EXTRACTED RECORDS:
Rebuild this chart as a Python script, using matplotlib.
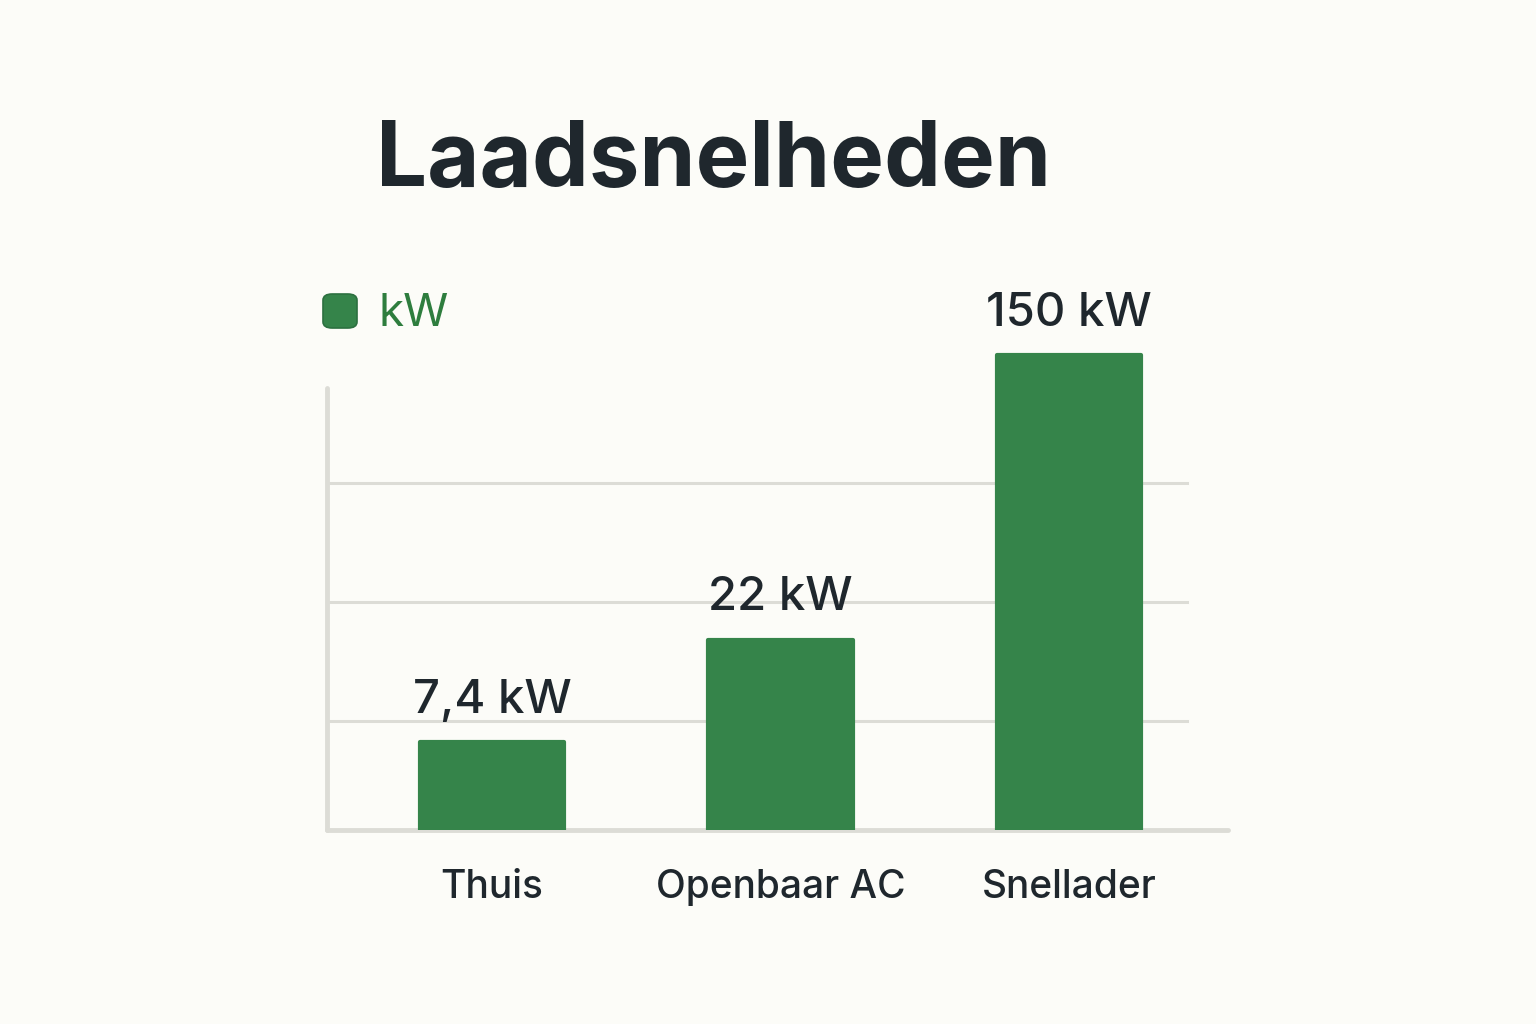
import numpy as np
import matplotlib
matplotlib.use("Agg")
from matplotlib import pyplot as plt
from matplotlib.patches import FancyBboxPatch

# Data
categories = ["Thuis", "Openbaar AC", "Snellader"]
values_kw = [7.4, 22, 150]
value_labels = ["7,4 kW", "22 kW", "150 kW"]

BG = "#fcfcf8"
GREEN = "#35844a"
TEXT = "#1f272d"
GRID = "#dcdcd6"

plt.rcParams['font.family'] = ['Inter', 'DejaVu Sans']

# compressed value axis (the reference is not linear)
C = 12.0
def fwd(v):
    return np.log1p(np.maximum(v, 0) / C)
def inv(y):
    return C * np.expm1(y)

fig = plt.figure(figsize=(15.36, 10.24), dpi=100, facecolor=BG)
W, H = 1536, 1024
ax_l, ax_r, ax_b, ax_t = 327, 1228, 830, 300
ax = fig.add_axes([ax_l / W, 1 - ax_b / H, (ax_r - ax_l) / W, (ax_b - ax_t) / H])
ax.set_facecolor(BG)
ax.set_yscale('function', functions=(fwd, inv))

px_per_unit = 475 / fwd(150)
ax.set_ylim(0, inv((ax_b - ax_t) / px_per_unit))
unit = 288.5
ax.set_xlim((ax_l - 492) / unit, (ax_r - 492) / unit)

x = np.arange(len(categories))
bars = ax.bar(x, values_kw, width=0.5, color=GREEN, edgecolor=GREEN,
              linewidth=3, joinstyle='round', zorder=3)

# grid lines at even pixel spacing
for k in range(1, 4):
    yv = inv((109 + (k - 1) * 119) / px_per_unit)
    ax.axhline(yv, xmin=0, xmax=(1187 - ax_l) / (ax_r - ax_l), color=GRID, lw=2.2, zorder=1)

for s in ['top', 'right']:
    ax.spines[s].set_visible(False)
ax.spines['left'].set_color(GRID)
ax.spines['left'].set_linewidth(3.5)
ax.spines['left'].set_capstyle('round')
ax.spines['left'].set_bounds(0, inv(442 / px_per_unit))
ax.spines['bottom'].set_color(GRID)
ax.spines['bottom'].set_linewidth(3.5)
ax.spines['bottom'].set_capstyle('round')

ax.set_yticks([])
ax.set_xticks(x)
ax.set_xticklabels(categories, fontsize=28, color=TEXT, fontweight='medium')
ax.tick_params(axis='x', length=0, pad=28)

for xi, v, lab in zip(x, values_kw, value_labels):
    ax.annotate(lab, (xi, v), xytext=(0, 14), textcoords='offset points',
                ha='center', va='bottom', fontsize=34, color=TEXT, fontweight='medium')

fig.text(714 / W, 1 - 186 / H, "Laadsnelheden", ha='center', va='baseline',
         fontsize=65, fontweight='bold', color=TEXT)

# legend
leg = FancyBboxPatch((323 / W, 1 - 328 / H), 34 / W, 34 / H,
                     boxstyle="round,pad=0,rounding_size=0.006",
                     transform=fig.transFigure, facecolor=GREEN, edgecolor="#2c7040", lw=1.2)
fig.patches.append(leg)
fig.text(379 / W, 1 - 314 / H, "kW", ha='left', va='center', fontsize=33, color="#2e7d3e")

fig.savefig("out.png", dpi=100, facecolor=BG)
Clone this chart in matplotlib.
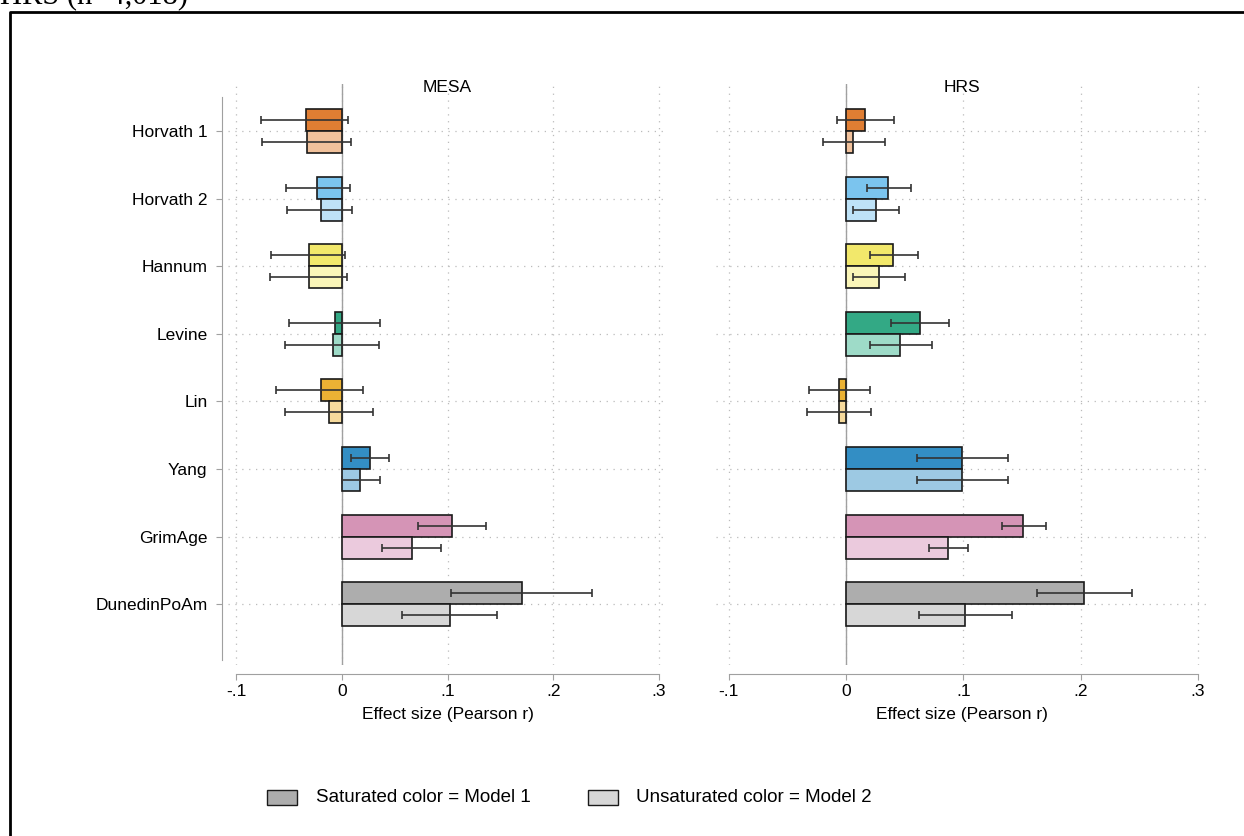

GOAL OF THE EXERCISE: Return every line holding the word "chart" from the records.

THE REPLY:
Rebuild this chart as a Python script, using matplotlib.
Clone this chart in matplotlib.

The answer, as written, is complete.